Goal of the exercise
Each line of the listing must be transcribed exactly, except for the images, which should be excluded.

• • • • • • •

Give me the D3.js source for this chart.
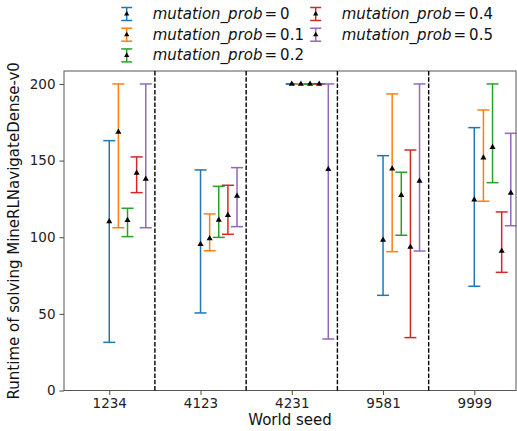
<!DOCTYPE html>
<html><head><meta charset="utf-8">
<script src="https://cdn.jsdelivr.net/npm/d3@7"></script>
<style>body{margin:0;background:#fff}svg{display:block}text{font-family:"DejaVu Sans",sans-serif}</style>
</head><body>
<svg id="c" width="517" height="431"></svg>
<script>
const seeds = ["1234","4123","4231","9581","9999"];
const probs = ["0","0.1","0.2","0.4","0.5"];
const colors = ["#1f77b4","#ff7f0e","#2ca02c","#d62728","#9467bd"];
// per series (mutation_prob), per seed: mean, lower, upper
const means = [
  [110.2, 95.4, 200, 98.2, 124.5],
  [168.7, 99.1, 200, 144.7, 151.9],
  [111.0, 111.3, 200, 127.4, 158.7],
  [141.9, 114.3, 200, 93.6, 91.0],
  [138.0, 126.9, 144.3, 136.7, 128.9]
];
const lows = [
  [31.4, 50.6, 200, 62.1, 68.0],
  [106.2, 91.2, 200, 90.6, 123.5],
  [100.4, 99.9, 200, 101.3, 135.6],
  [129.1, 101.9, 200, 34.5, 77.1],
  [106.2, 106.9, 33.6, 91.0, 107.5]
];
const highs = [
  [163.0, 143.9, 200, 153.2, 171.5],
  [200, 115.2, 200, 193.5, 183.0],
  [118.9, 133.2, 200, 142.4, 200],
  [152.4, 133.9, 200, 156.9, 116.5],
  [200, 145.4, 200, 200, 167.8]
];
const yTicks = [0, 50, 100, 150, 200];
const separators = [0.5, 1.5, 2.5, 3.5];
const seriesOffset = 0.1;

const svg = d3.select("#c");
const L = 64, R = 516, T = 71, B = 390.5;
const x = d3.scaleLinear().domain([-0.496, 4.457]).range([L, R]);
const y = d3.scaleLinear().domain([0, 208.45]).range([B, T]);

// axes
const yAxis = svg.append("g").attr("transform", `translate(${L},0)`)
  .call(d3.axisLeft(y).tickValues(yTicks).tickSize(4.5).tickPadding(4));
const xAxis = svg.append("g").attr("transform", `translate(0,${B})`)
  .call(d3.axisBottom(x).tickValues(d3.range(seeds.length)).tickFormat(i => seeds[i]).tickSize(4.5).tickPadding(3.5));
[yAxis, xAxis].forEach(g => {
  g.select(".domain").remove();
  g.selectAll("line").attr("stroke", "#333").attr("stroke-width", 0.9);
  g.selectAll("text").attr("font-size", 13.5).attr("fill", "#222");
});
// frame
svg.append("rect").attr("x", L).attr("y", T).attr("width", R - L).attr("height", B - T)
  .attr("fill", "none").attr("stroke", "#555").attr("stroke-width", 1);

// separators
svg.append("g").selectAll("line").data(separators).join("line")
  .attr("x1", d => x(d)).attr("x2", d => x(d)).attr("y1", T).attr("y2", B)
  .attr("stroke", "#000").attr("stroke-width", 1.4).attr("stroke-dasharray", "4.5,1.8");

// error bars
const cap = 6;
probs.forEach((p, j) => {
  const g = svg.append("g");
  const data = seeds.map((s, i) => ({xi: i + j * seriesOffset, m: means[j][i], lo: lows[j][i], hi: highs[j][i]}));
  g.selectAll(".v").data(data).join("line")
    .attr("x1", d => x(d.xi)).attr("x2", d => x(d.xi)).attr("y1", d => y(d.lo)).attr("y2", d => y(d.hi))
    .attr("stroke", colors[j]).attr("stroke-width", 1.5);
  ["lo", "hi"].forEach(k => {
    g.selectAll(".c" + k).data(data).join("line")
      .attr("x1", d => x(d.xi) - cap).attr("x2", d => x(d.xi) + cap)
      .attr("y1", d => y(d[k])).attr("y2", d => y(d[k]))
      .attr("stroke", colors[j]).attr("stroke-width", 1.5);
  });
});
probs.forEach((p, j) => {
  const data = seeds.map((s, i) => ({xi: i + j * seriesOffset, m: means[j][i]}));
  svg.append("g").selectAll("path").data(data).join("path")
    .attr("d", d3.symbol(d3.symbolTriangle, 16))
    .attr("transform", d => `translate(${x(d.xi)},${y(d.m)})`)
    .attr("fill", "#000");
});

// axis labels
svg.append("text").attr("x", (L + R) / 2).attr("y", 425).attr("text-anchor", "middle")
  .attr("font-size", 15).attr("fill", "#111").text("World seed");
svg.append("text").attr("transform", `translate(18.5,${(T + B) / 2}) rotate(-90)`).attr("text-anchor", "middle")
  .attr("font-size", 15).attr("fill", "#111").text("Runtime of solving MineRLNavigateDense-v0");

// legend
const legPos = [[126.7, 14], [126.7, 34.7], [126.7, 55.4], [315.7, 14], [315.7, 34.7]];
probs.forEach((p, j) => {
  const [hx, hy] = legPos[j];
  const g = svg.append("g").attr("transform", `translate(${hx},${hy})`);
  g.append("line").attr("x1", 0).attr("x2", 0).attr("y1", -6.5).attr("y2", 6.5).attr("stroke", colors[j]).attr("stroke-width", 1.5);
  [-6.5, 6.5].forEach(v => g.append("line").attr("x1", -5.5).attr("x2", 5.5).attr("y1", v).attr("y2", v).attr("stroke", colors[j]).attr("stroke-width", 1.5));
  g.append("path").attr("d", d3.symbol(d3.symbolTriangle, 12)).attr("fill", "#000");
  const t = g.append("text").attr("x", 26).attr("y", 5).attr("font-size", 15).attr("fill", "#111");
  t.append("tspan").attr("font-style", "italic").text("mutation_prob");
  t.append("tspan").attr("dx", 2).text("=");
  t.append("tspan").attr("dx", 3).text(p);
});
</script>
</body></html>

• • • • • • •

Answer in full
Give me the D3.js source for this chart.
<!DOCTYPE html>
<html><head><meta charset="utf-8">
<script src="https://cdn.jsdelivr.net/npm/d3@7"></script>
<style>body{margin:0;background:#fff}svg{display:block}text{font-family:"DejaVu Sans",sans-serif}</style>
</head><body>
<svg id="c" width="517" height="431"></svg>
<script>
const seeds = ["1234","4123","4231","9581","9999"];
const probs = ["0","0.1","0.2","0.4","0.5"];
const colors = ["#1f77b4","#ff7f0e","#2ca02c","#d62728","#9467bd"];
// per series (mutation_prob), per seed: mean, lower, upper
const means = [
  [110.2, 95.4, 200, 98.2, 124.5],
  [168.7, 99.1, 200, 144.7, 151.9],
  [111.0, 111.3, 200, 127.4, 158.7],
  [141.9, 114.3, 200, 93.6, 91.0],
  [138.0, 126.9, 144.3, 136.7, 128.9]
];
const lows = [
  [31.4, 50.6, 200, 62.1, 68.0],
  [106.2, 91.2, 200, 90.6, 123.5],
  [100.4, 99.9, 200, 101.3, 135.6],
  [129.1, 101.9, 200, 34.5, 77.1],
  [106.2, 106.9, 33.6, 91.0, 107.5]
];
const highs = [
  [163.0, 143.9, 200, 153.2, 171.5],
  [200, 115.2, 200, 193.5, 183.0],
  [118.9, 133.2, 200, 142.4, 200],
  [152.4, 133.9, 200, 156.9, 116.5],
  [200, 145.4, 200, 200, 167.8]
];
const yTicks = [0, 50, 100, 150, 200];
const separators = [0.5, 1.5, 2.5, 3.5];
const seriesOffset = 0.1;

const svg = d3.select("#c");
const L = 64, R = 516, T = 71, B = 390.5;
const x = d3.scaleLinear().domain([-0.496, 4.457]).range([L, R]);
const y = d3.scaleLinear().domain([0, 208.45]).range([B, T]);

// axes
const yAxis = svg.append("g").attr("transform", `translate(${L},0)`)
  .call(d3.axisLeft(y).tickValues(yTicks).tickSize(4.5).tickPadding(4));
const xAxis = svg.append("g").attr("transform", `translate(0,${B})`)
  .call(d3.axisBottom(x).tickValues(d3.range(seeds.length)).tickFormat(i => seeds[i]).tickSize(4.5).tickPadding(3.5));
[yAxis, xAxis].forEach(g => {
  g.select(".domain").remove();
  g.selectAll("line").attr("stroke", "#333").attr("stroke-width", 0.9);
  g.selectAll("text").attr("font-size", 13.5).attr("fill", "#222");
});
// frame
svg.append("rect").attr("x", L).attr("y", T).attr("width", R - L).attr("height", B - T)
  .attr("fill", "none").attr("stroke", "#555").attr("stroke-width", 1);

// separators
svg.append("g").selectAll("line").data(separators).join("line")
  .attr("x1", d => x(d)).attr("x2", d => x(d)).attr("y1", T).attr("y2", B)
  .attr("stroke", "#000").attr("stroke-width", 1.4).attr("stroke-dasharray", "4.5,1.8");

// error bars
const cap = 6;
probs.forEach((p, j) => {
  const g = svg.append("g");
  const data = seeds.map((s, i) => ({xi: i + j * seriesOffset, m: means[j][i], lo: lows[j][i], hi: highs[j][i]}));
  g.selectAll(".v").data(data).join("line")
    .attr("x1", d => x(d.xi)).attr("x2", d => x(d.xi)).attr("y1", d => y(d.lo)).attr("y2", d => y(d.hi))
    .attr("stroke", colors[j]).attr("stroke-width", 1.5);
  ["lo", "hi"].forEach(k => {
    g.selectAll(".c" + k).data(data).join("line")
      .attr("x1", d => x(d.xi) - cap).attr("x2", d => x(d.xi) + cap)
      .attr("y1", d => y(d[k])).attr("y2", d => y(d[k]))
      .attr("stroke", colors[j]).attr("stroke-width", 1.5);
  });
});
probs.forEach((p, j) => {
  const data = seeds.map((s, i) => ({xi: i + j * seriesOffset, m: means[j][i]}));
  svg.append("g").selectAll("path").data(data).join("path")
    .attr("d", d3.symbol(d3.symbolTriangle, 16))
    .attr("transform", d => `translate(${x(d.xi)},${y(d.m)})`)
    .attr("fill", "#000");
});

// axis labels
svg.append("text").attr("x", (L + R) / 2).attr("y", 425).attr("text-anchor", "middle")
  .attr("font-size", 15).attr("fill", "#111").text("World seed");
svg.append("text").attr("transform", `translate(18.5,${(T + B) / 2}) rotate(-90)`).attr("text-anchor", "middle")
  .attr("font-size", 15).attr("fill", "#111").text("Runtime of solving MineRLNavigateDense-v0");

// legend
const legPos = [[126.7, 14], [126.7, 34.7], [126.7, 55.4], [315.7, 14], [315.7, 34.7]];
probs.forEach((p, j) => {
  const [hx, hy] = legPos[j];
  const g = svg.append("g").attr("transform", `translate(${hx},${hy})`);
  g.append("line").attr("x1", 0).attr("x2", 0).attr("y1", -6.5).attr("y2", 6.5).attr("stroke", colors[j]).attr("stroke-width", 1.5);
  [-6.5, 6.5].forEach(v => g.append("line").attr("x1", -5.5).attr("x2", 5.5).attr("y1", v).attr("y2", v).attr("stroke", colors[j]).attr("stroke-width", 1.5));
  g.append("path").attr("d", d3.symbol(d3.symbolTriangle, 12)).attr("fill", "#000");
  const t = g.append("text").attr("x", 26).attr("y", 5).attr("font-size", 15).attr("fill", "#111");
  t.append("tspan").attr("font-style", "italic").text("mutation_prob");
  t.append("tspan").attr("dx", 2).text("=");
  t.append("tspan").attr("dx", 3).text(p);
});
</script>
</body></html>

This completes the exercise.